◆ Short exercise: Type out the data exactly as given. Skip any image.

"""

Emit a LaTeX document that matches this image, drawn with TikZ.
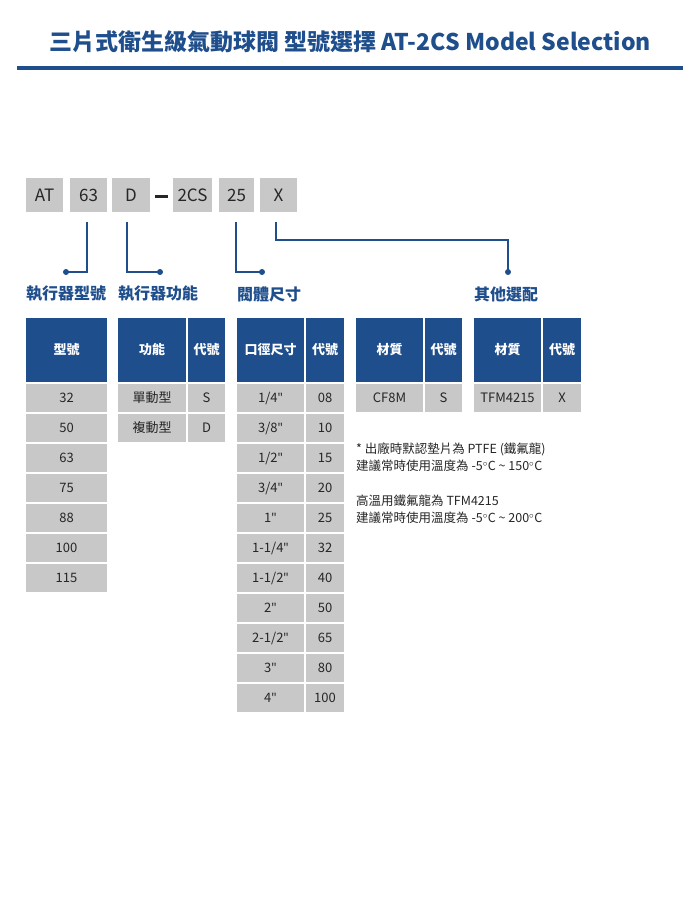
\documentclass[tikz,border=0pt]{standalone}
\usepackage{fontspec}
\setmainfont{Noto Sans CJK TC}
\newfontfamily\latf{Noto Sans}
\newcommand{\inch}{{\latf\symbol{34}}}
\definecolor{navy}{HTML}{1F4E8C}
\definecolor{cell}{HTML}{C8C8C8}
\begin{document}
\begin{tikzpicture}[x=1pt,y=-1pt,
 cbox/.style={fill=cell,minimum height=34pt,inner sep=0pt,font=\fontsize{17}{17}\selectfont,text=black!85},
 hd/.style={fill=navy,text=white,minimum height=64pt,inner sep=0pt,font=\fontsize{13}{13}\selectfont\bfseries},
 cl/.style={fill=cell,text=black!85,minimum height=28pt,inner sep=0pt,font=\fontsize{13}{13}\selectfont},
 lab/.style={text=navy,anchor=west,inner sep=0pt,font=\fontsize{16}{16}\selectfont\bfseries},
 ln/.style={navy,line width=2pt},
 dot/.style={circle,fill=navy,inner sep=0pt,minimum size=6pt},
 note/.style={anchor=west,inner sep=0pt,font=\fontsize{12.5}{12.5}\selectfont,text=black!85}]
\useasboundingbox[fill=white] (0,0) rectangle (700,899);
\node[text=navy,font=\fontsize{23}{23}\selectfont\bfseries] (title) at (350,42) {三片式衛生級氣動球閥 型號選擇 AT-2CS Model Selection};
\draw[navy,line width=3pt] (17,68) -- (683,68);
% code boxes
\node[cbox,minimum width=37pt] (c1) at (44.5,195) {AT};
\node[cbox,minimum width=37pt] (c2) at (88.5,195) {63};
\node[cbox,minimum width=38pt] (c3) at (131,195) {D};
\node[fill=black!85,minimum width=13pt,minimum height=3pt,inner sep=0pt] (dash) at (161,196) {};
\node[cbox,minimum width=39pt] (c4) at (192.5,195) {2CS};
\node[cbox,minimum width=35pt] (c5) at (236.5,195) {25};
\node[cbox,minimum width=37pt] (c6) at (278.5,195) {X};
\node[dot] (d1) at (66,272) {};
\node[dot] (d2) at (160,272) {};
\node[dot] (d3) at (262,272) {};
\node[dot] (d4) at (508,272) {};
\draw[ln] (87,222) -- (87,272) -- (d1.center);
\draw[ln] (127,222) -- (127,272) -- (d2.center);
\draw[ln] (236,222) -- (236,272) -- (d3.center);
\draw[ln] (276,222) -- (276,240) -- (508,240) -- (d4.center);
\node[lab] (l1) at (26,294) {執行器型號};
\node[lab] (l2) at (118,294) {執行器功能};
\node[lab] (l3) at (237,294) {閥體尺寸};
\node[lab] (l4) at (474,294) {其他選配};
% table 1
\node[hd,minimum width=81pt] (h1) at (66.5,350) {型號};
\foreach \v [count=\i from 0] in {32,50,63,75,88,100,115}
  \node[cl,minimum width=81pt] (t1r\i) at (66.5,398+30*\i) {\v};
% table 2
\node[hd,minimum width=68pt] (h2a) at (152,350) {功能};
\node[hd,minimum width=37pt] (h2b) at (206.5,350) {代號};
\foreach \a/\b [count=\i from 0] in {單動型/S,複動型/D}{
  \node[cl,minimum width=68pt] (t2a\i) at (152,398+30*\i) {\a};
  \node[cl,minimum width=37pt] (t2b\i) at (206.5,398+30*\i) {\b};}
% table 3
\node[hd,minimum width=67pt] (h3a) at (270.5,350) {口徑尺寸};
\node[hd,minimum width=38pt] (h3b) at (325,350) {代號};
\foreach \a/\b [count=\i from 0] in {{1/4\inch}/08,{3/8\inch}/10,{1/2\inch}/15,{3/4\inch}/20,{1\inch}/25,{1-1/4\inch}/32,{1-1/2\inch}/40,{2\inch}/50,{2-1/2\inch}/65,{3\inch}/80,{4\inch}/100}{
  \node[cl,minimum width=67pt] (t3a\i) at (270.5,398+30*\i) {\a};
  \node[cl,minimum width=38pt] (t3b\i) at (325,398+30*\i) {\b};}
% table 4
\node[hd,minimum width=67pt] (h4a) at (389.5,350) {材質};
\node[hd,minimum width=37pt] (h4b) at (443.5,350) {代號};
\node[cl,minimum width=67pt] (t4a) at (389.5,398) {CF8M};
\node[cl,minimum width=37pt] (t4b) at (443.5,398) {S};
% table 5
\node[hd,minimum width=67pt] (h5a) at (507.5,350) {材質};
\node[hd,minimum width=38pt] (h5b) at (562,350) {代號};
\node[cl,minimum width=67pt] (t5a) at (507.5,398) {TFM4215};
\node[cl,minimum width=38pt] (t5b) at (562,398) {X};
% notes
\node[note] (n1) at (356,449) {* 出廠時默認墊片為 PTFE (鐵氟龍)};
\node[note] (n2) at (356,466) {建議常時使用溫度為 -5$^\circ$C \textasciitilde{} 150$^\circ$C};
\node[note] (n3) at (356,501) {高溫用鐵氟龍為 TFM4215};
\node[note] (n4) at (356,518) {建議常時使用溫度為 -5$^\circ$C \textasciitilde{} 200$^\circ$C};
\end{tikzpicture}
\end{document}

"""

◆ The output:
Emit a LaTeX document that matches this image, drawn with TikZ.
\documentclass[tikz,border=0pt]{standalone}
\usepackage{fontspec}
\setmainfont{Noto Sans CJK TC}
\newfontfamily\latf{Noto Sans}
\newcommand{\inch}{{\latf\symbol{34}}}
\definecolor{navy}{HTML}{1F4E8C}
\definecolor{cell}{HTML}{C8C8C8}
\begin{document}
\begin{tikzpicture}[x=1pt,y=-1pt,
 cbox/.style={fill=cell,minimum height=34pt,inner sep=0pt,font=\fontsize{17}{17}\selectfont,text=black!85},
 hd/.style={fill=navy,text=white,minimum height=64pt,inner sep=0pt,font=\fontsize{13}{13}\selectfont\bfseries},
 cl/.style={fill=cell,text=black!85,minimum height=28pt,inner sep=0pt,font=\fontsize{13}{13}\selectfont},
 lab/.style={text=navy,anchor=west,inner sep=0pt,font=\fontsize{16}{16}\selectfont\bfseries},
 ln/.style={navy,line width=2pt},
 dot/.style={circle,fill=navy,inner sep=0pt,minimum size=6pt},
 note/.style={anchor=west,inner sep=0pt,font=\fontsize{12.5}{12.5}\selectfont,text=black!85}]
\useasboundingbox[fill=white] (0,0) rectangle (700,899);
\node[text=navy,font=\fontsize{23}{23}\selectfont\bfseries] (title) at (350,42) {三片式衛生級氣動球閥 型號選擇 AT-2CS Model Selection};
\draw[navy,line width=3pt] (17,68) -- (683,68);
% code boxes
\node[cbox,minimum width=37pt] (c1) at (44.5,195) {AT};
\node[cbox,minimum width=37pt] (c2) at (88.5,195) {63};
\node[cbox,minimum width=38pt] (c3) at (131,195) {D};
\node[fill=black!85,minimum width=13pt,minimum height=3pt,inner sep=0pt] (dash) at (161,196) {};
\node[cbox,minimum width=39pt] (c4) at (192.5,195) {2CS};
\node[cbox,minimum width=35pt] (c5) at (236.5,195) {25};
\node[cbox,minimum width=37pt] (c6) at (278.5,195) {X};
\node[dot] (d1) at (66,272) {};
\node[dot] (d2) at (160,272) {};
\node[dot] (d3) at (262,272) {};
\node[dot] (d4) at (508,272) {};
\draw[ln] (87,222) -- (87,272) -- (d1.center);
\draw[ln] (127,222) -- (127,272) -- (d2.center);
\draw[ln] (236,222) -- (236,272) -- (d3.center);
\draw[ln] (276,222) -- (276,240) -- (508,240) -- (d4.center);
\node[lab] (l1) at (26,294) {執行器型號};
\node[lab] (l2) at (118,294) {執行器功能};
\node[lab] (l3) at (237,294) {閥體尺寸};
\node[lab] (l4) at (474,294) {其他選配};
% table 1
\node[hd,minimum width=81pt] (h1) at (66.5,350) {型號};
\foreach \v [count=\i from 0] in {32,50,63,75,88,100,115}
  \node[cl,minimum width=81pt] (t1r\i) at (66.5,398+30*\i) {\v};
% table 2
\node[hd,minimum width=68pt] (h2a) at (152,350) {功能};
\node[hd,minimum width=37pt] (h2b) at (206.5,350) {代號};
\foreach \a/\b [count=\i from 0] in {單動型/S,複動型/D}{
  \node[cl,minimum width=68pt] (t2a\i) at (152,398+30*\i) {\a};
  \node[cl,minimum width=37pt] (t2b\i) at (206.5,398+30*\i) {\b};}
% table 3
\node[hd,minimum width=67pt] (h3a) at (270.5,350) {口徑尺寸};
\node[hd,minimum width=38pt] (h3b) at (325,350) {代號};
\foreach \a/\b [count=\i from 0] in {{1/4\inch}/08,{3/8\inch}/10,{1/2\inch}/15,{3/4\inch}/20,{1\inch}/25,{1-1/4\inch}/32,{1-1/2\inch}/40,{2\inch}/50,{2-1/2\inch}/65,{3\inch}/80,{4\inch}/100}{
  \node[cl,minimum width=67pt] (t3a\i) at (270.5,398+30*\i) {\a};
  \node[cl,minimum width=38pt] (t3b\i) at (325,398+30*\i) {\b};}
% table 4
\node[hd,minimum width=67pt] (h4a) at (389.5,350) {材質};
\node[hd,minimum width=37pt] (h4b) at (443.5,350) {代號};
\node[cl,minimum width=67pt] (t4a) at (389.5,398) {CF8M};
\node[cl,minimum width=37pt] (t4b) at (443.5,398) {S};
% table 5
\node[hd,minimum width=67pt] (h5a) at (507.5,350) {材質};
\node[hd,minimum width=38pt] (h5b) at (562,350) {代號};
\node[cl,minimum width=67pt] (t5a) at (507.5,398) {TFM4215};
\node[cl,minimum width=38pt] (t5b) at (562,398) {X};
% notes
\node[note] (n1) at (356,449) {* 出廠時默認墊片為 PTFE (鐵氟龍)};
\node[note] (n2) at (356,466) {建議常時使用溫度為 -5$^\circ$C \textasciitilde{} 150$^\circ$C};
\node[note] (n3) at (356,501) {高溫用鐵氟龍為 TFM4215};
\node[note] (n4) at (356,518) {建議常時使用溫度為 -5$^\circ$C \textasciitilde{} 200$^\circ$C};
\end{tikzpicture}
\end{document}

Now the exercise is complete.